Catimbó, aqui, significa o universo dos ideais e anseios populares por uma vida melhor, que proporcione a todos oportunidade de libertação do pauperismo físico e espiritual. Libertação da fome, da doença, da sub-informação, libertação do medo, da injustiça, da exploração desumana do seu trabalho, da negação de sua pessoa.
(...) Julgamos que é nosso dever perscrutar os horizontes, recolher e analisar os dados, a fim de levarmos ao povo a nossa mensagem, ajudando-o a expressar a sua opinião e manifestar seus anseios de libertação material e espiritual. (...) busquemos pesquisar regionalmente os catimbós, aquilo em que crê o homem marginalizado da sociedade urbana e rural, surpreendendo o processo mediante o qual essas populações se informam e cristalizam suas opiniões para uma ação próxima ou remota. (Comunicação Popular e Região no Brasil) José Marques de Melo”.

6 - O Folclore como discurso, In: BARRETO, Luiz Antônio, org. Encontro Cultural de Laranjeiras, 20 anos, Sergipe, Fundação Estadual da Cultura, 1994, p. 39-43, 72.
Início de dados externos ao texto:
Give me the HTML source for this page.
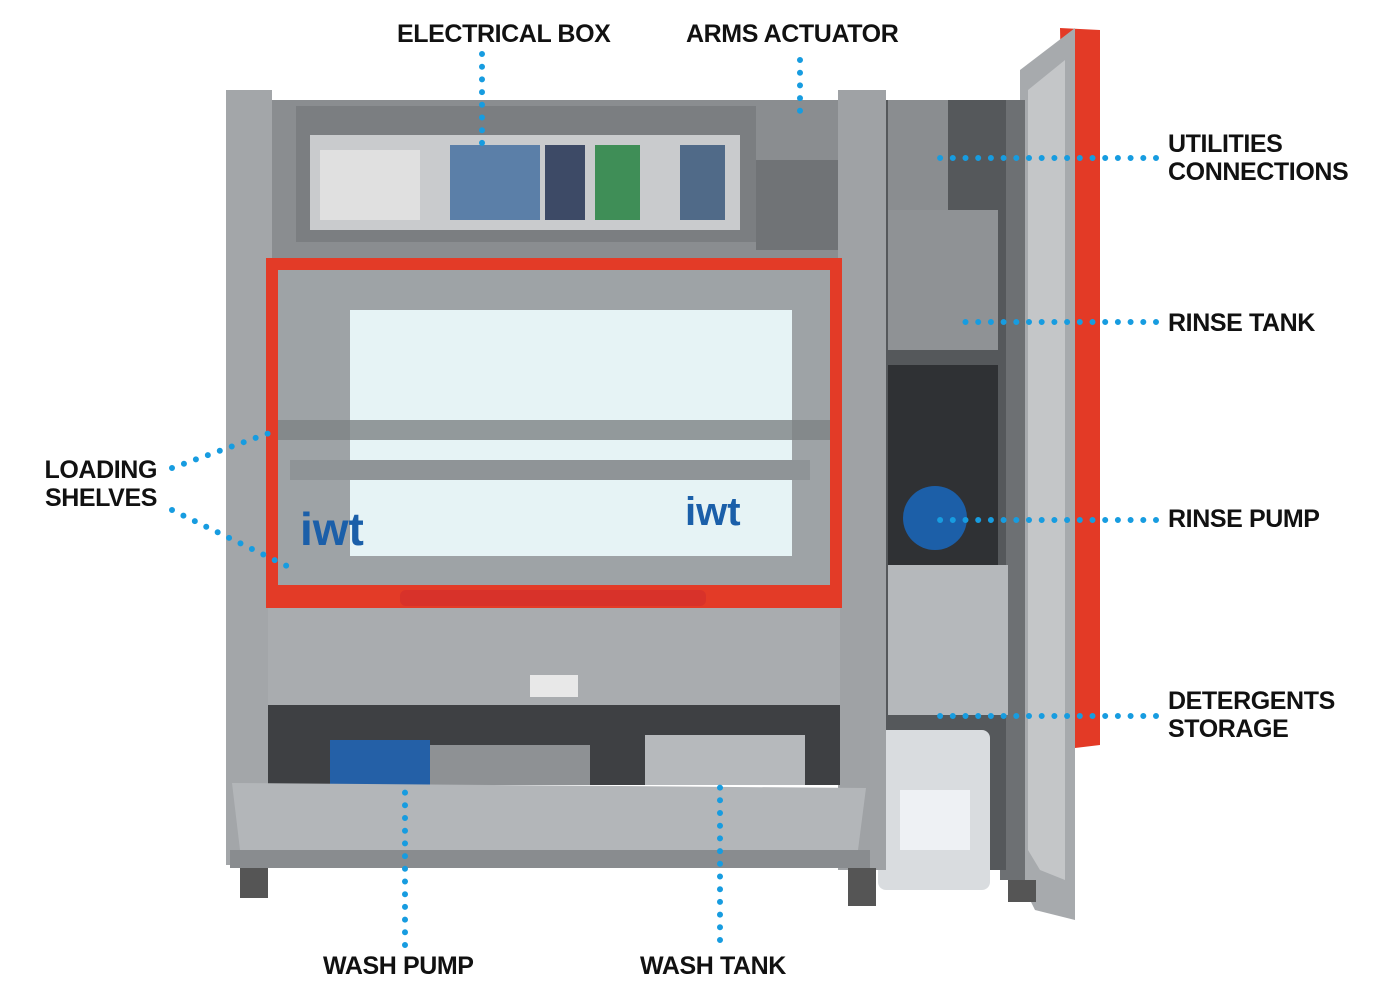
<!DOCTYPE html>
<html><head><meta charset="utf-8"><style>
body{margin:0;background:#fff;width:1400px;height:990px;position:relative;overflow:hidden;font-family:"Liberation Sans",sans-serif}
.a{position:absolute}
.l{position:absolute;font-weight:bold;font-size:25px;letter-spacing:-0.4px;color:#111;line-height:28px;white-space:nowrap}
</style></head><body>
<svg class="a" style="left:0;top:0" width="1400" height="990">
<polygon points="1060,28 1100,30 1100,745 1075,748" fill="#e33a26"/>
<polygon points="1020,70 1075,28 1075,920 1035,910 1020,880" fill="#a7aaad"/>
<polygon points="1028,90 1065,60 1065,880 1040,870 1028,850" fill="#c4c6c8"/>
<rect x="1000" y="100" width="25" height="780" fill="#6d7073"/>
<rect x="886" y="100" width="120" height="770" fill="#55585b"/>
<rect x="888" y="100" width="60" height="110" fill="#8a8d90"/>
<rect x="888" y="210" width="110" height="140" fill="#8f9295"/>
<rect x="888" y="365" width="110" height="200" fill="#2f3134"/>
<circle cx="935" cy="518" r="32" fill="#1c5fa8"/>
<rect x="888" y="565" width="120" height="150" fill="#b5b8bb"/>
<rect x="878" y="730" width="112" height="160" rx="8" fill="#d9dcdf"/>
<rect x="900" y="790" width="70" height="60" fill="#eef1f4"/>
<rect x="226" y="90" width="46" height="775" fill="#a3a6a9"/>
<rect x="838" y="90" width="48" height="780" fill="#9fa2a5"/>
<rect x="272" y="100" width="566" height="160" fill="#8a8d90"/>
<rect x="296" y="106" width="460" height="136" fill="#7b7e81"/>
<rect x="310" y="135" width="430" height="95" fill="#c9cbcd"/>
<rect x="320" y="150" width="100" height="70" fill="#e0e0e0"/>
<rect x="450" y="145" width="90" height="75" fill="#5b7fa8"/>
<rect x="545" y="145" width="40" height="75" fill="#3d4a66"/>
<rect x="595" y="145" width="45" height="75" fill="#3f8e57"/>
<rect x="680" y="145" width="45" height="75" fill="#506a88"/>
<rect x="756" y="160" width="82" height="90" fill="#707376"/>
<rect x="266" y="258" width="576" height="350" fill="#e33b27"/>
<rect x="278" y="270" width="552" height="315" fill="#9ea3a6"/>
<rect x="350" y="310" width="442" height="246" fill="#e6f3f5"/>
<rect x="278" y="420" width="552" height="20" fill="#7d8285" opacity=".8"/>
<rect x="290" y="460" width="520" height="20" fill="#8f9497"/>
<text x="300" y="545" font-family="Liberation Sans" font-weight="bold" font-size="46" fill="#1b5fa9">iwt</text>
<text x="685" y="525" font-family="Liberation Sans" font-weight="bold" font-size="40" fill="#1b5fa9">iwt</text>
<rect x="400" y="590" width="306" height="16" rx="6" fill="#d8322a"/>
<rect x="268" y="608" width="572" height="97" fill="#a9acaf"/>
<rect x="530" y="675" width="48" height="22" fill="#e8e8e8"/>
<rect x="268" y="705" width="572" height="80" fill="#3e4043"/>
<rect x="330" y="740" width="100" height="45" fill="#2460a7"/>
<rect x="430" y="745" width="160" height="40" fill="#8e9194"/>
<rect x="645" y="735" width="160" height="50" fill="#b6b9bc"/>
<polygon points="232,783 866,788 858,850 240,850" fill="#b3b6b9"/>
<rect x="230" y="850" width="640" height="18" fill="#898c8f"/>
<rect x="240" y="868" width="28" height="30" fill="#555"/>
<rect x="848" y="868" width="28" height="38" fill="#555"/>
<rect x="1008" y="880" width="28" height="22" fill="#555"/>
<g stroke="#179ce0" stroke-width="6" stroke-linecap="round" stroke-dasharray="0 12.7" fill="none">
<line x1="482" y1="54" x2="482" y2="145"/>
<line x1="800" y1="60" x2="800" y2="120"/>
<line x1="1156" y1="158" x2="930" y2="158"/>
<line x1="1156" y1="322" x2="960" y2="322"/>
<line x1="1156" y1="520" x2="940" y2="520"/>
<line x1="1156" y1="716" x2="930" y2="716"/>
<line x1="172" y1="468" x2="272" y2="432"/>
<line x1="172" y1="510" x2="295" y2="570"/>
<line x1="405" y1="945" x2="405" y2="790"/>
<line x1="720" y1="940" x2="720" y2="775"/>
</g>
</svg>
<div class="l" style="left:397px;top:20px">ELECTRICAL BOX</div>
<div class="l" style="left:686px;top:20px">ARMS ACTUATOR</div>
<div class="l" style="left:1168px;top:130px">UTILITIES<br>CONNECTIONS</div>
<div class="l" style="left:1168px;top:309px">RINSE TANK</div>
<div class="l" style="left:1168px;top:505px">RINSE PUMP</div>
<div class="l" style="left:1168px;top:687px">DETERGENTS<br>STORAGE</div>
<div class="l" style="left:0;width:157px;text-align:right;top:456px">LOADING<br>SHELVES</div>
<div class="l" style="left:323px;top:952px">WASH PUMP</div>
<div class="l" style="left:640px;top:952px">WASH TANK</div>
</body></html>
7 - A palavra “pagão” deriva do costume das religiões antigas de pagar, expiar culpas em cerimônias, festas, etc., quase todas com o caráter de expiação. Cf. G. Vaccai. Le feste di Roma ântica: miti, riti, costumi. Roma, Mediterranèe, 1986, p.210.
8 - O significado da palavra “profano” está na própria vivência cultural da mesma: profani (isto é, fora do templo). Renato del Ponte. Op. cit., p. 18.